I sometimes get asked about who owns photographs – the photographer or the client? Under the Copyright, Designs and Patents Act 1988 all rights are owned by the person who created the image, ie the photographer, even when that image has been commissioned by a client.

Copyright exists by default as soon as an image is created. It doesn’t need to be registered or formalised, nor is it affected by whether or not money changes hands. There is also no requirement to label or identify the copyright in an image.

A photographer will typically grant a licence to the client for use of the images.
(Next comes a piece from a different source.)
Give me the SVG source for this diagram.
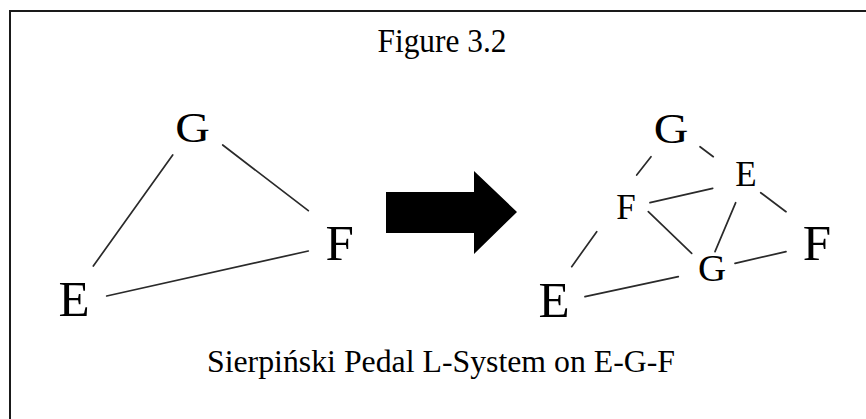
<svg xmlns="http://www.w3.org/2000/svg" width="866" height="419" viewBox="0 0 866 419">
<style>
text{font-family:"Liberation Serif","Times New Roman",serif;fill:#000;text-anchor:middle}
.big{font-size:51px}
.bigG{font-size:48px}
.mid{font-size:35px}
.edge{stroke:#2a2a2a;stroke-width:1.7;fill:none;stroke-linecap:round}
</style>
<rect x="0" y="0" width="866" height="419" fill="#fff"/>
<path d="M10,419 V11 H866" fill="none" stroke="#1a1a1a" stroke-width="2"/>
<text x="442" y="51.7" font-size="34" textLength="129" lengthAdjust="spacingAndGlyphs">Figure 3.2</text>
<g id="connectors">
<line class="edge" x1="172.7" y1="155" x2="93.3" y2="266"/>
<line class="edge" x1="222.7" y1="145" x2="308.3" y2="210.7"/>
<line class="edge" x1="106.7" y1="296" x2="308.3" y2="251"/>
<line class="edge" x1="651" y1="156.7" x2="636.7" y2="175"/>
<line class="edge" x1="700" y1="146.7" x2="713.3" y2="156.7"/>
<line class="edge" x1="650" y1="202.7" x2="712.7" y2="188.3"/>
<line class="edge" x1="760.7" y1="192.7" x2="786" y2="211.7"/>
<line class="edge" x1="735.7" y1="202.7" x2="715" y2="251.7"/>
<line class="edge" x1="648.3" y1="211.7" x2="691.7" y2="253.3"/>
<line class="edge" x1="735" y1="263.3" x2="786" y2="251.7"/>
<line class="edge" x1="596.7" y1="231.7" x2="571.7" y2="266.7"/>
<line class="edge" x1="585" y1="296.7" x2="678.3" y2="276.7"/>
</g>
<g id="arrow">
<polygon points="386,192 474,192 474,171 517,212 474,254 474,233 386,233" fill="#000"/>
</g>
<g id="left-G"><text class="bigG" transform="translate(192.5,142) scale(1,0.86)">G</text></g>
<g id="left-E"><text class="big" x="74" y="316">E</text></g>
<g id="left-F"><text class="big" x="339.7" y="259.5">F</text></g>
<g id="right-G-top"><text class="bigG" transform="translate(671,142.5) scale(1,0.86)">G</text></g>
<g id="right-E-mid"><text class="mid" x="746" y="186">E</text></g>
<g id="right-F-mid"><text class="mid" x="626" y="219">F</text></g>
<g id="right-G-low"><text font-size="39" transform="translate(712,281) scale(1,0.95)">G</text></g>
<g id="right-F"><text class="big" x="817" y="259.5">F</text></g>
<g id="right-E-low"><text class="big" x="554" y="317">E</text></g>
<text x="441" y="371.7" font-size="31" textLength="468" lengthAdjust="spacingAndGlyphs">Sierpiński Pedal L-System on E-G-F</text>
</svg>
This can often be an informal arrangement that allows more or less free use or defined by a specific form of words that sets out the precise uses that the photo can be put to. The uses (or activities as they’re sometimes known) that a copyright holder controls can include printing, copying, publication (commercial or otherwise) and display.

In practice, little of this has any impact on my own customers. I am happy for people to copy and distribute their images freely, asking only that I receive credit for my work. However, if the images are resold then there may be financial implications beyond the initial charge and licensing conditions may kick in.

None of the above guidance overrides any specific licensing terms agree with a client. For more information about copyright you can visit the government’s Intellectual Property Office website. Alternatively, you can read about some of the myths and misconceptions surrounding copyright at Hall Ellis Solicitors’ website – 14 Copyright Myths.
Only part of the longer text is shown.